# start of Input records

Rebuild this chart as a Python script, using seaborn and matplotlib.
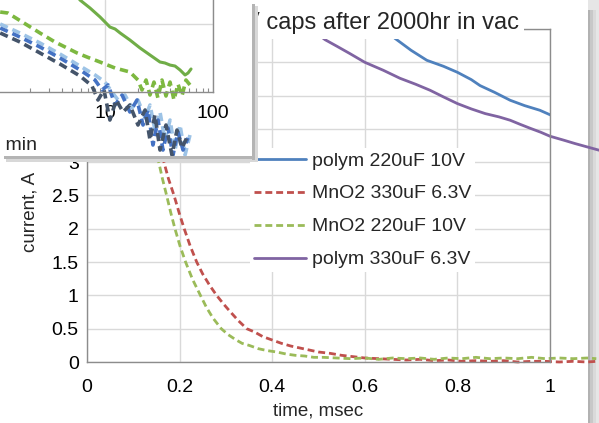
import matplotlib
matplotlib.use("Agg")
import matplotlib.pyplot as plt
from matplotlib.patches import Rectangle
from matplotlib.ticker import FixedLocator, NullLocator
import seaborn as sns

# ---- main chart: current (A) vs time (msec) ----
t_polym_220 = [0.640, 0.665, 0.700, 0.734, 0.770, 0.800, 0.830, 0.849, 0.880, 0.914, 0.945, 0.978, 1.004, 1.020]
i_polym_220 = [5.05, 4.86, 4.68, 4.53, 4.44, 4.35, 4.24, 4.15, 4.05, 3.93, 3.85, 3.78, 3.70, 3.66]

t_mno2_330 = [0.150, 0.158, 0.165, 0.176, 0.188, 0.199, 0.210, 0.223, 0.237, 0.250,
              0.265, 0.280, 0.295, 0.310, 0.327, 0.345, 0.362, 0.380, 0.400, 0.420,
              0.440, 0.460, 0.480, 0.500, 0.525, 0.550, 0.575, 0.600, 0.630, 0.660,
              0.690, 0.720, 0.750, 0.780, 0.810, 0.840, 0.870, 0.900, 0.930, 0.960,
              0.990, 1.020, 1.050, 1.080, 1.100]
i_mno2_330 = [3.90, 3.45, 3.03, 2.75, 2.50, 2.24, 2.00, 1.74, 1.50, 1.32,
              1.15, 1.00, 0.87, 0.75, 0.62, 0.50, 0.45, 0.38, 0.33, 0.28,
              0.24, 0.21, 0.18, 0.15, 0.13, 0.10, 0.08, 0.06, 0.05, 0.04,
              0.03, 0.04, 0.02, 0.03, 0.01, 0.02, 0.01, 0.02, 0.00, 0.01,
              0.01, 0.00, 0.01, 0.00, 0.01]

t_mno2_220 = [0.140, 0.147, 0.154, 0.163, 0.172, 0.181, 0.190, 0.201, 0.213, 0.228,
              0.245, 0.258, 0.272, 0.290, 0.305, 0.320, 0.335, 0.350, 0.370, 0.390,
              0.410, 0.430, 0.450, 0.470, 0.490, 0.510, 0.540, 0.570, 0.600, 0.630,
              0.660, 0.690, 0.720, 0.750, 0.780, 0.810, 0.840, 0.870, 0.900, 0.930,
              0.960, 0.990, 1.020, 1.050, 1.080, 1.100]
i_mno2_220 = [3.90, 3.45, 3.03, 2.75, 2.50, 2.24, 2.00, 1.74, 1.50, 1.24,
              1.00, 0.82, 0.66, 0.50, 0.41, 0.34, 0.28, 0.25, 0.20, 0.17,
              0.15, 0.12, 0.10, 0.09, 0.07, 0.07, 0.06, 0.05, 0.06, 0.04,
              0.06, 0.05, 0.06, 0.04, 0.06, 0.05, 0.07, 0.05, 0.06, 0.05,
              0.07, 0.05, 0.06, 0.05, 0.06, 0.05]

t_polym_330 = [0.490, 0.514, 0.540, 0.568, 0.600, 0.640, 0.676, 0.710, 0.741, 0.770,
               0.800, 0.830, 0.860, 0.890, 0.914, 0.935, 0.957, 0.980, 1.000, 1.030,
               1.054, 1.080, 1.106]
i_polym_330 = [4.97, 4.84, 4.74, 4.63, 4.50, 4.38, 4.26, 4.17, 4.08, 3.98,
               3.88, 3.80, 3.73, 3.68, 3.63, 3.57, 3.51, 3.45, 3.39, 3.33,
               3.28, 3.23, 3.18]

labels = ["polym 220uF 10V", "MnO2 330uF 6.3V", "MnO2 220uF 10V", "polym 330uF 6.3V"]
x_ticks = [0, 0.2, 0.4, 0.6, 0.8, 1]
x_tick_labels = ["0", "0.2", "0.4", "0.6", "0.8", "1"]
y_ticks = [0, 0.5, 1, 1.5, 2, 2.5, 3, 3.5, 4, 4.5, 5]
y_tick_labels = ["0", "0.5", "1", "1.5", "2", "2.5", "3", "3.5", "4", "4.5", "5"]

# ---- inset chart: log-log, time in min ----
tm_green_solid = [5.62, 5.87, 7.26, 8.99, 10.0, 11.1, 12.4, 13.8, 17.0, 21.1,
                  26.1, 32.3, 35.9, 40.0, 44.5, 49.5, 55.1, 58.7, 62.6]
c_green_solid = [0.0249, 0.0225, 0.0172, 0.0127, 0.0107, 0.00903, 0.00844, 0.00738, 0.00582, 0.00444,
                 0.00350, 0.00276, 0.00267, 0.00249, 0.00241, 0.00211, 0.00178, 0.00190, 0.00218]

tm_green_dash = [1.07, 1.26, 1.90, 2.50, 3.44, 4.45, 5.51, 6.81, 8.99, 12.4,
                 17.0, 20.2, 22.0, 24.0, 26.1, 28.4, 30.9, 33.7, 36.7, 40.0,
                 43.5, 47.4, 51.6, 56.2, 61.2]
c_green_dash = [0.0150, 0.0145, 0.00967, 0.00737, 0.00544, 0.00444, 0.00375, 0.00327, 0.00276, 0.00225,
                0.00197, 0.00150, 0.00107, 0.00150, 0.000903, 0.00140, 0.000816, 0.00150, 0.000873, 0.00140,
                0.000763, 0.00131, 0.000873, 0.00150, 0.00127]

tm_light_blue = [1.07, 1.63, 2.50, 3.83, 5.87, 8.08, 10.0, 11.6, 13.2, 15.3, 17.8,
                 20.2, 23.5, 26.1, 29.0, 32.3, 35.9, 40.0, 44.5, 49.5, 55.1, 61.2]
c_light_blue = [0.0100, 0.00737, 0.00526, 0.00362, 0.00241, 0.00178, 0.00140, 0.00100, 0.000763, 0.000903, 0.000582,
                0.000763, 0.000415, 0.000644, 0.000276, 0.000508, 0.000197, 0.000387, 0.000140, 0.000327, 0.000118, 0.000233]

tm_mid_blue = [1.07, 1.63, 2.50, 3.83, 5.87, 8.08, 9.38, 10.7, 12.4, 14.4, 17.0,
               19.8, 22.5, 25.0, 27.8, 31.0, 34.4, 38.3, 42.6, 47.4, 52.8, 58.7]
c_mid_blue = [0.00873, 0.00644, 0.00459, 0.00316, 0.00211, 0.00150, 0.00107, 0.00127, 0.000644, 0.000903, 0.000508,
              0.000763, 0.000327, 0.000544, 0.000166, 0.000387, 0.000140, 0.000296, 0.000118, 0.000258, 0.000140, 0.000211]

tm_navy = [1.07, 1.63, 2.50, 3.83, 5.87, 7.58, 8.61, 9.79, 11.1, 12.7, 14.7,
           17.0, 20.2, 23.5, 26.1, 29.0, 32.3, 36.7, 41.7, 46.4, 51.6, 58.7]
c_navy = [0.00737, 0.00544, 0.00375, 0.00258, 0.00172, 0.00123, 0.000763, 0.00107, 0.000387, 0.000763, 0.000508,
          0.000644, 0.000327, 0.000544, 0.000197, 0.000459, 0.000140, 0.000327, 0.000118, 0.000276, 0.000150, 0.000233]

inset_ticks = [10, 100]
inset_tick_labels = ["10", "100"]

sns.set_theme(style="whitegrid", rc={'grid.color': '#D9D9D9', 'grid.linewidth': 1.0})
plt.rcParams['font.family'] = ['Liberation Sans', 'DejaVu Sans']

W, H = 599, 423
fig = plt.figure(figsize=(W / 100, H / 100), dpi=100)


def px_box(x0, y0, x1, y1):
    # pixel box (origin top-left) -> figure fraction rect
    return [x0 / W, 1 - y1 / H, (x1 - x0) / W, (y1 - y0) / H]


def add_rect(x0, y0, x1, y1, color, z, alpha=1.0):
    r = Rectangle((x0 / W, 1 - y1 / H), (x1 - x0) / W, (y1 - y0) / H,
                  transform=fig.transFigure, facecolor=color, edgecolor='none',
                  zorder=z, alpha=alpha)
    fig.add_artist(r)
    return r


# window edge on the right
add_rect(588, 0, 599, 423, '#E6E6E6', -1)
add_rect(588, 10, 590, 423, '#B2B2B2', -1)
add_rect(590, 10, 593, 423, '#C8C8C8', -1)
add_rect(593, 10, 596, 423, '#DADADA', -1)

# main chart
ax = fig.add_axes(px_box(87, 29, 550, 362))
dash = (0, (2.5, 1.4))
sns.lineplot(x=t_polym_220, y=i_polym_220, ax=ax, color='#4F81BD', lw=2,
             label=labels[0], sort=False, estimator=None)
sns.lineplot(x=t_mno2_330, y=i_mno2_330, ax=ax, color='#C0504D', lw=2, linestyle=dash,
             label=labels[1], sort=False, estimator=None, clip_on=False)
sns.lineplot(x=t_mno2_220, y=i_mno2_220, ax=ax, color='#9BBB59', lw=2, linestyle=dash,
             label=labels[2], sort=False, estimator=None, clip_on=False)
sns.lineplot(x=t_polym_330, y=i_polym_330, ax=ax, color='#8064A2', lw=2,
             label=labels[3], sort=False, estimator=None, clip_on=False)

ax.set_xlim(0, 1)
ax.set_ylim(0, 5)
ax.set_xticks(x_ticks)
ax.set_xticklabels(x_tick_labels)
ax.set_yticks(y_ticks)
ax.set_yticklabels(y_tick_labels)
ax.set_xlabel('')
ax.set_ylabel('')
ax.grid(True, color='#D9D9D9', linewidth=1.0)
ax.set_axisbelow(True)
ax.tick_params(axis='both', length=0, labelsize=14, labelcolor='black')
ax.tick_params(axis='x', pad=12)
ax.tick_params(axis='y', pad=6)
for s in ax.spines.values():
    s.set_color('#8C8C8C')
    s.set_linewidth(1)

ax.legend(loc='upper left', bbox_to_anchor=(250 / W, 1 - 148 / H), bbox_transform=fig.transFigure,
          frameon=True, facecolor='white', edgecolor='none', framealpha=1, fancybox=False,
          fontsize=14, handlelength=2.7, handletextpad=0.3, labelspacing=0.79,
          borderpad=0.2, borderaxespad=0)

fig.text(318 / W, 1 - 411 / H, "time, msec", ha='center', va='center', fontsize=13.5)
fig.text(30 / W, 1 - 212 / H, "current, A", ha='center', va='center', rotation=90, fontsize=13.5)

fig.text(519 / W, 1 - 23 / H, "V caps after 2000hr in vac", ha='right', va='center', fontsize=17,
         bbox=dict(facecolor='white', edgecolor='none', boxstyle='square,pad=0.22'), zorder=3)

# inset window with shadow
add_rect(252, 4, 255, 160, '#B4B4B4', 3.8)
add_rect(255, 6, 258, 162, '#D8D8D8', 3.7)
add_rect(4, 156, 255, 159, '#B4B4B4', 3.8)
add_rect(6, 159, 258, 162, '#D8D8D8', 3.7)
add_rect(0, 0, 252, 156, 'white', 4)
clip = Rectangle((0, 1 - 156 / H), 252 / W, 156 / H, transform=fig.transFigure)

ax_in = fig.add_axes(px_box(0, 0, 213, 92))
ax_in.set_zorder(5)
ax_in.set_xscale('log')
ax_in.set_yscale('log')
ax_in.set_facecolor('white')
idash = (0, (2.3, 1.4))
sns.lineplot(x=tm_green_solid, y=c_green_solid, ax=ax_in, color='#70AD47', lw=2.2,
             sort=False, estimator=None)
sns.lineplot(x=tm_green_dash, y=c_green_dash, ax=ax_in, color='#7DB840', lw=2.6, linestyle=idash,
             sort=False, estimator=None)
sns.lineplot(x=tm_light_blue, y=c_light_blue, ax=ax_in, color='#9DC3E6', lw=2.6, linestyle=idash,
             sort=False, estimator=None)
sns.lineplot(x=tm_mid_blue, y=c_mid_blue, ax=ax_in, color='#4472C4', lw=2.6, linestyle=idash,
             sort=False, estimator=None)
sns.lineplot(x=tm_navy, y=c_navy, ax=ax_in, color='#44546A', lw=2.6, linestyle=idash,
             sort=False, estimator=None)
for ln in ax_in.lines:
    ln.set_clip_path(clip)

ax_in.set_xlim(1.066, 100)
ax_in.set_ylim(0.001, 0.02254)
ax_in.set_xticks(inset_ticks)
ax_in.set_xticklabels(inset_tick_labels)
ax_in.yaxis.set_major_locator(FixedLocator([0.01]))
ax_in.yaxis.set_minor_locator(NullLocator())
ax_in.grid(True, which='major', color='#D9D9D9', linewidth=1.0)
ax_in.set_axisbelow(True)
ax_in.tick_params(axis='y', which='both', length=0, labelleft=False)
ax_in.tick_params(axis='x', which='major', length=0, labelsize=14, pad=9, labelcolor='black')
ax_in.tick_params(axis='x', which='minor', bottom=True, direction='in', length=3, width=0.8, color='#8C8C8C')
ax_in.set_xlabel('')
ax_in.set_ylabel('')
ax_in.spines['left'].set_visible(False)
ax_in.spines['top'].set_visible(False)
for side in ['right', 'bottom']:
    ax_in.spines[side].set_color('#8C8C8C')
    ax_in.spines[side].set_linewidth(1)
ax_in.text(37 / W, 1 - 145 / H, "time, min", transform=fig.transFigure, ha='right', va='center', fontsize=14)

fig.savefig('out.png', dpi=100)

# end of Input records
# start of Input records

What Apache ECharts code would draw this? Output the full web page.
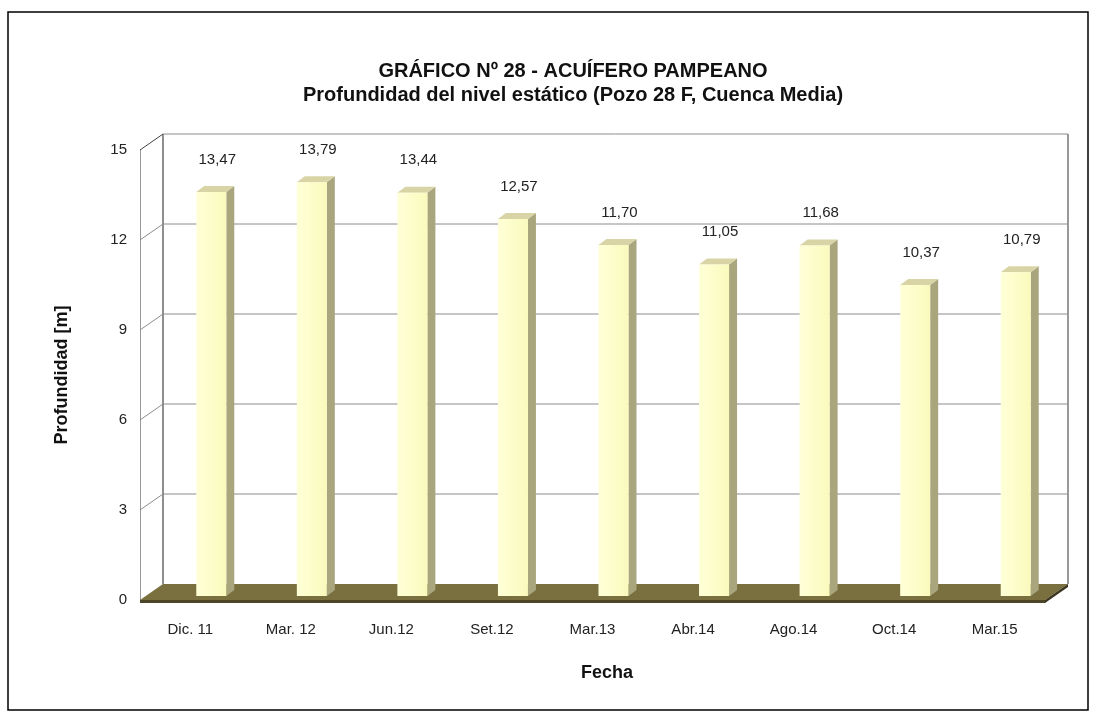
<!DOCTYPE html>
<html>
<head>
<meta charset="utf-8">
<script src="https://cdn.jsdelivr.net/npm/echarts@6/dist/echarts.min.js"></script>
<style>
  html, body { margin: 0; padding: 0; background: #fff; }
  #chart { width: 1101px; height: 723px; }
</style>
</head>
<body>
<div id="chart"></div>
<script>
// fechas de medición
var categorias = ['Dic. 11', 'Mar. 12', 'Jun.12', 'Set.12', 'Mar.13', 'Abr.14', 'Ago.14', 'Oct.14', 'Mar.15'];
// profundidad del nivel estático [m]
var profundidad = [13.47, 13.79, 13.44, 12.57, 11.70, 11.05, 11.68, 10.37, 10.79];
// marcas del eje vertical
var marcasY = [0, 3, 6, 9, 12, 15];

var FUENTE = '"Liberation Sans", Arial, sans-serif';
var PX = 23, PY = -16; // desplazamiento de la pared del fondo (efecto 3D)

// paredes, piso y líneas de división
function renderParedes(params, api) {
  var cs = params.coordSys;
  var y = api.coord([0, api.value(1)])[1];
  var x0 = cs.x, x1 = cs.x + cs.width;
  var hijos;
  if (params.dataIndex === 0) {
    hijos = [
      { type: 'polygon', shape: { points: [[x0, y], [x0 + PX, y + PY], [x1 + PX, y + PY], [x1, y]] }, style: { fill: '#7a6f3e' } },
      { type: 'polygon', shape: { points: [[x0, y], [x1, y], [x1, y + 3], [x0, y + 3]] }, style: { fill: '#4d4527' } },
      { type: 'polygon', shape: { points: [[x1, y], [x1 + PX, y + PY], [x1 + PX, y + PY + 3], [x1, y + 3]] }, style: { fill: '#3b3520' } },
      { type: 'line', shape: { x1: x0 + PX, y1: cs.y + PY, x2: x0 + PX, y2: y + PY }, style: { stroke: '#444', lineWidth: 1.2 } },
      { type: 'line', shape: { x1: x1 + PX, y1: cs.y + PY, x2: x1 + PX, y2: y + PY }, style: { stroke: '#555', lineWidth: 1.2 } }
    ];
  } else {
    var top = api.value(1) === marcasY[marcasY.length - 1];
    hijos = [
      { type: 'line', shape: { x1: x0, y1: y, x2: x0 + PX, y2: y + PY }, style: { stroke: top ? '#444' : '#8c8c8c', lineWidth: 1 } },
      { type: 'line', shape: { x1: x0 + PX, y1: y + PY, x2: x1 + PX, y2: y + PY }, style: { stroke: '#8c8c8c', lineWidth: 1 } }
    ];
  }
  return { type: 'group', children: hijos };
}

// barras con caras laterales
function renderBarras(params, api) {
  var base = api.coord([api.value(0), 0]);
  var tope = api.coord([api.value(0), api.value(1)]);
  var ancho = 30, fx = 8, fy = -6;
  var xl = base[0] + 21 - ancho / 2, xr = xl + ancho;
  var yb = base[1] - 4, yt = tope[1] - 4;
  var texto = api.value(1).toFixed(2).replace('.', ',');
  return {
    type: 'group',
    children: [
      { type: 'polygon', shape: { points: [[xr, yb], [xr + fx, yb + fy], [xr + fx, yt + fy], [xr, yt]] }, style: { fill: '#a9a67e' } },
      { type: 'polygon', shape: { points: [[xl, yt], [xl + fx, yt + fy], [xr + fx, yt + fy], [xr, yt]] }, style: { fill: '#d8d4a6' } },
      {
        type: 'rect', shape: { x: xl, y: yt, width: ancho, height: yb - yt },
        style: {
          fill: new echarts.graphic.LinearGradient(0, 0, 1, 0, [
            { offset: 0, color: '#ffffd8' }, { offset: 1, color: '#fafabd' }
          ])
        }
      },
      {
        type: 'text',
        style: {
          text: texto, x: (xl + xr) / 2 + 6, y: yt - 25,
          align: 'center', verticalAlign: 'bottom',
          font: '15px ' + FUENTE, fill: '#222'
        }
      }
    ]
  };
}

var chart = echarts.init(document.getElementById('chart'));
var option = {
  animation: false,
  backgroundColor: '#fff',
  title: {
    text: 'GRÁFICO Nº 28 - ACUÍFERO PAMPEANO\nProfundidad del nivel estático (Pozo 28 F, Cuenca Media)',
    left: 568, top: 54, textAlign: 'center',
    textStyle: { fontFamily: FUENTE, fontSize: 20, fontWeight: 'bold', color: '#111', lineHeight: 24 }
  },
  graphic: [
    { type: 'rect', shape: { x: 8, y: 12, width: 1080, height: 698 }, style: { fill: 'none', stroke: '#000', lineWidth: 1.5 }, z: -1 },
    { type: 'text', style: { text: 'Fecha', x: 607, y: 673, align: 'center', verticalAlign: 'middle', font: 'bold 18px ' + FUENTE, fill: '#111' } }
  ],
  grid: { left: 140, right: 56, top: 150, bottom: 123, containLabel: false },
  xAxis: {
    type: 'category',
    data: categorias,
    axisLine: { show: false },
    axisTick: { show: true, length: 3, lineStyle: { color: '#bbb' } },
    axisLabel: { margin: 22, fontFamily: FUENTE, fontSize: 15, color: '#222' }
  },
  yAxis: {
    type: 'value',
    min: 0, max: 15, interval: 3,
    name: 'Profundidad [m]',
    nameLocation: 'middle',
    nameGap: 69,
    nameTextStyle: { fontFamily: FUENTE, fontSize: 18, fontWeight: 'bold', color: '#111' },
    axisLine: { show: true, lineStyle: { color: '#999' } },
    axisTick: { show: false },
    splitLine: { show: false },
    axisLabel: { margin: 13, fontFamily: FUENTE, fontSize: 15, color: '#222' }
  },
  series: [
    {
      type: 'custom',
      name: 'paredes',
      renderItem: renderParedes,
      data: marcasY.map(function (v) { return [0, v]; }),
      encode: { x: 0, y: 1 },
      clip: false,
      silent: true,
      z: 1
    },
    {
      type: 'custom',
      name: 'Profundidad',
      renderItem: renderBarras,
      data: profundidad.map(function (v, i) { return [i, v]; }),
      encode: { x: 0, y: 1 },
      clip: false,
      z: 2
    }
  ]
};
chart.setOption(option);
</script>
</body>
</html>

# end of Input records
# start of Input records

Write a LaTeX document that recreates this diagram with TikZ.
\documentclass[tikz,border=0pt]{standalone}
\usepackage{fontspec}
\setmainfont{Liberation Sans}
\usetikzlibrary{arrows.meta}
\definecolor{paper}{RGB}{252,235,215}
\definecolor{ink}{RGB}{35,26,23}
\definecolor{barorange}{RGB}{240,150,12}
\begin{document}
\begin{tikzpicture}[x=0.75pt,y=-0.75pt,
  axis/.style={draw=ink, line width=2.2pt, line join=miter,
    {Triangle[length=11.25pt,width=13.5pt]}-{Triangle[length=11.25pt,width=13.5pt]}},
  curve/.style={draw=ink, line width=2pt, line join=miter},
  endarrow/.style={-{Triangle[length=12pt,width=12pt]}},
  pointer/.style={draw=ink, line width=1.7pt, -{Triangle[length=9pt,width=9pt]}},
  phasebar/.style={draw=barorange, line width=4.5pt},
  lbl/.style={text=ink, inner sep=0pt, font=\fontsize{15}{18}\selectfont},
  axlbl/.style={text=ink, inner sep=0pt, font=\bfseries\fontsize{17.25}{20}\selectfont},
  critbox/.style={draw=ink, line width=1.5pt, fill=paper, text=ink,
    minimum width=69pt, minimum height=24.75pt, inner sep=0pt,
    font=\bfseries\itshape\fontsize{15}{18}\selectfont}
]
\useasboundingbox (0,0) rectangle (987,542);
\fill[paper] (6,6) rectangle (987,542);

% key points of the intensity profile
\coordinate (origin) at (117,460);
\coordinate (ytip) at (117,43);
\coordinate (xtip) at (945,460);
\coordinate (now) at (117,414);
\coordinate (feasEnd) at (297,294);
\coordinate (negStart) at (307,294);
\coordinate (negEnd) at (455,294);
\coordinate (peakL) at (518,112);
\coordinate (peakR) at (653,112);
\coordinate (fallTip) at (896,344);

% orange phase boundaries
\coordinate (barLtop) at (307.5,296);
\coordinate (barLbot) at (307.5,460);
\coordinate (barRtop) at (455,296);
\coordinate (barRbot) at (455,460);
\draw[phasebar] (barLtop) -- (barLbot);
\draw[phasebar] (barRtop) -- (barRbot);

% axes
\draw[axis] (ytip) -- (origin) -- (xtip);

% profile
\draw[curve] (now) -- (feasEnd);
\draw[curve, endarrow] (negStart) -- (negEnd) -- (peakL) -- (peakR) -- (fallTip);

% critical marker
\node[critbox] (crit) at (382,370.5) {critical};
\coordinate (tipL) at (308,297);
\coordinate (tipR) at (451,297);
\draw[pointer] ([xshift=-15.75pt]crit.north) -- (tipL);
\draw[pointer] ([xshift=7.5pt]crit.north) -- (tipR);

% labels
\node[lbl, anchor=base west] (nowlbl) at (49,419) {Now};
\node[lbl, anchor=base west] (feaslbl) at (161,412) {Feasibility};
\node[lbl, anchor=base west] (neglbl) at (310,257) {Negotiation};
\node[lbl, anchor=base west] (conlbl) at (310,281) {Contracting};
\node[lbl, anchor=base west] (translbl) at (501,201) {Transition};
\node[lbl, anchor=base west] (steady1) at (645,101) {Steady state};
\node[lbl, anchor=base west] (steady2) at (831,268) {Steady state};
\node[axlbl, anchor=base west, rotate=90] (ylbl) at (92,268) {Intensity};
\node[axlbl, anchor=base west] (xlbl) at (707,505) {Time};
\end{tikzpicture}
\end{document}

# end of Input records

> _Aim of the exercise_:
Repeat, with no pictures, exactly the lines from the one containing "Rebuild this chart" through the one containing "3.78, 3.70, 3.66]", the first and last included.

> _Solution for this problem_:
Rebuild this chart as a Python script, using seaborn and matplotlib.
import matplotlib
matplotlib.use("Agg")
import matplotlib.pyplot as plt
from matplotlib.patches import Rectangle
from matplotlib.ticker import FixedLocator, NullLocator
import seaborn as sns

# ---- main chart: current (A) vs time (msec) ----
t_polym_220 = [0.640, 0.665, 0.700, 0.734, 0.770, 0.800, 0.830, 0.849, 0.880, 0.914, 0.945, 0.978, 1.004, 1.020]
i_polym_220 = [5.05, 4.86, 4.68, 4.53, 4.44, 4.35, 4.24, 4.15, 4.05, 3.93, 3.85, 3.78, 3.70, 3.66]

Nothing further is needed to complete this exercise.